Directions: Retype, exactly as they stand, the lines from the start of the data to the line that contains "import numpy as np", both ends included. Leave the pictures out.

Data provided:

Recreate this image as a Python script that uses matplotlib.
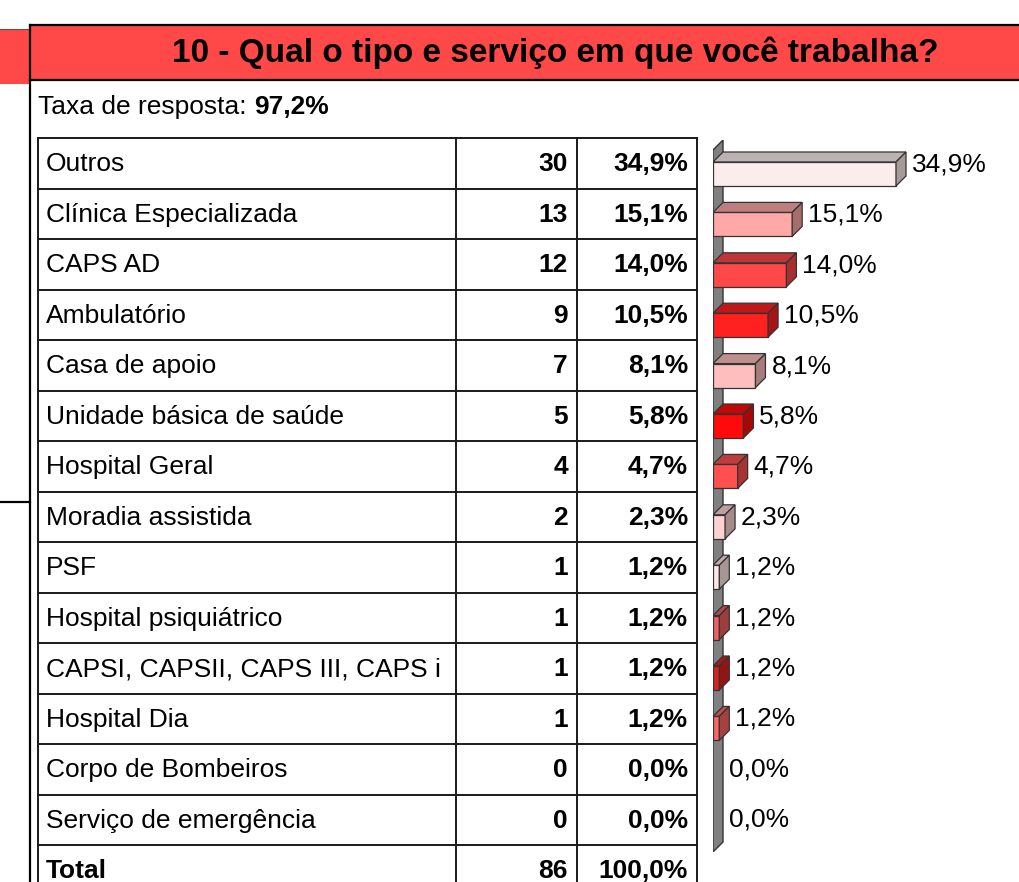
import matplotlib
matplotlib.use("Agg")
import matplotlib.pyplot as plt
from matplotlib.patches import Rectangle, Polygon
import numpy as np

plt.rcParams['font.family'] = ['Liberation Sans', 'DejaVu Sans']

# data
title = "10 - Qual o tipo e serviço em que você trabalha?"
response_rate = "97,2%"
categories = ["Outros", "Clínica Especializada", "CAPS AD", "Ambulatório",
              "Casa de apoio", "Unidade básica de saúde", "Hospital Geral",
              "Moradia assistida", "PSF", "Hospital psiquiátrico",
              "CAPSI, CAPSII, CAPS III, CAPS i", "Hospital Dia",
              "Corpo de Bombeiros", "Serviço de emergência"]
counts = [30, 13, 12, 9, 7, 5, 4, 2, 1, 1, 1, 1, 0, 0]
percents = [34.9, 15.1, 14.0, 10.5, 8.1, 5.8, 4.7, 2.3, 1.2, 1.2, 1.2, 1.2, 0.0, 0.0]
total_count = 86
total_pct = "100,0%"
bar_colors = ["#FCEDED", "#FFA8A8", "#FF4848", "#FF2020", "#FFBEBE", "#FF0A0A",
              "#FF5050", "#FFD2D2", "#FFE6E6", "#F06060", "#E02020", "#FF6464",
              "#FFFFFF", "#FFFFFF"]

W, H = 1020, 882
fig = plt.figure(figsize=(W / 100, H / 100), dpi=100)
fig.patch.set_facecolor("white")

# background axes in pixel units for the report frame and table
bg = fig.add_axes([0, 0, 1, 1])
bg.set_xlim(0, W)
bg.set_ylim(H, 0)
bg.axis("off")

red = "#FF4848"
bg.add_patch(Rectangle((0, 29), 30, 55, facecolor=red, edgecolor="none"))
bg.plot([0, 30], [29, 29], color="#555555", lw=0.8)
bg.add_patch(Rectangle((30, 25), W - 30, 55, facecolor=red, edgecolor="none"))
bg.plot([30, W], [25, 25], color="black", lw=1.6)
bg.plot([30, W], [80, 80], color="black", lw=1.6)
bg.plot([30.5, 30.5], [25, H], color="black", lw=1.6)
bg.plot([0, 30], [502, 502], color="black", lw=1.6)
bg.text(555, 53, title, ha="center", va="center", fontsize=24, fontweight="bold")

fs = 19
t1 = bg.text(38, 107, "Taxa de resposta: ", ha="left", va="center", fontsize=fs)
bg.annotate(response_rate, xy=(1, 0.5), xycoords=t1, ha="left", va="center",
            fontsize=fs, fontweight="bold")

# table
top, rh = 138, 50.5
cols = [38, 456, 577, 697]
n = len(categories) + 1
for k in range(n + 1):
    y = top + k * rh
    bg.plot([cols[0], cols[-1]], [y, y], color="#1a1a1a", lw=1.4)
for x in cols:
    bg.plot([x, x], [top, H], color="#1a1a1a", lw=1.4)

rows = list(zip(categories, [str(c) for c in counts],
                [f"{p:.1f}".replace(".", ",") + "%" for p in percents]))
rows.append(("Total", str(total_count), total_pct))
for i, (lab, c, p) in enumerate(rows):
    yc = top + i * rh + rh / 2 + 1
    bg.text(46, yc, lab, ha="left", va="center", fontsize=fs,
            fontweight="bold" if lab == "Total" else "normal")
    bg.text(568, yc, c, ha="right", va="center", fontsize=fs, fontweight="bold")
    bg.text(688, yc, p, ha="right", va="center", fontsize=fs, fontweight="bold")

# 3D-looking horizontal bars
x0, x1 = 713, 1013
ytop_px, ybot_px = 140, 852
first_c, step = 174, 50.4
bar_px, depth_px = 24, 10
xmax = (x1 - x0) / 183 * percents[0]
ax = fig.add_axes([x0 / W, 1 - ybot_px / H, (x1 - x0) / W, (ybot_px - ytop_px) / H])
ax.set_xlim(0, xmax)
ax.set_ylim((ybot_px - first_c) / step, (ytop_px - first_c) / step)
ax.axis("off")

dx = depth_px * xmax / (x1 - x0)
dy = depth_px / step
h = bar_px / step


def shade(c, f):
    r, g, b = matplotlib.colors.to_rgb(c)
    return (r * f, g * f, b * f)


# axis wall
ybot = (ybot_px - first_c) / step
ax.add_patch(Polygon([(0, -h), (dx, -h - dy), (dx, ybot - dy), (0, ybot)],
                     closed=True, facecolor="#808080", edgecolor="#333333", lw=1))

for i, (v, col) in enumerate(zip(percents, bar_colors)):
    if v > 0:
        ax.barh(i, v, height=h, left=0, color=col, edgecolor="#333333", lw=0.9, zorder=3)
        yt = i - h / 2
        ax.add_patch(Polygon([(0, yt), (v, yt), (v + dx, yt - dy), (dx, yt - dy)],
                             closed=True, facecolor=shade(col, 0.75),
                             edgecolor="#333333", lw=0.9, zorder=3))
        ax.add_patch(Polygon([(v, yt), (v + dx, yt - dy), (v + dx, yt + h - dy), (v, yt + h)],
                             closed=True, facecolor=shade(col, 0.65),
                             edgecolor="#333333", lw=0.9, zorder=3))
        lx = v + dx + 6 * xmax / (x1 - x0)
    else:
        lx = dx + 6 * xmax / (x1 - x0)
    ax.text(lx, i - 0.19, f"{v:.1f}".replace(".", ",") + "%", ha="left",
            va="center", fontsize=fs, zorder=4)

fig.savefig("out.png", dpi=100, facecolor="white")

Written response:
Recreate this image as a Python script that uses matplotlib.
import matplotlib
matplotlib.use("Agg")
import matplotlib.pyplot as plt
from matplotlib.patches import Rectangle, Polygon
import numpy as np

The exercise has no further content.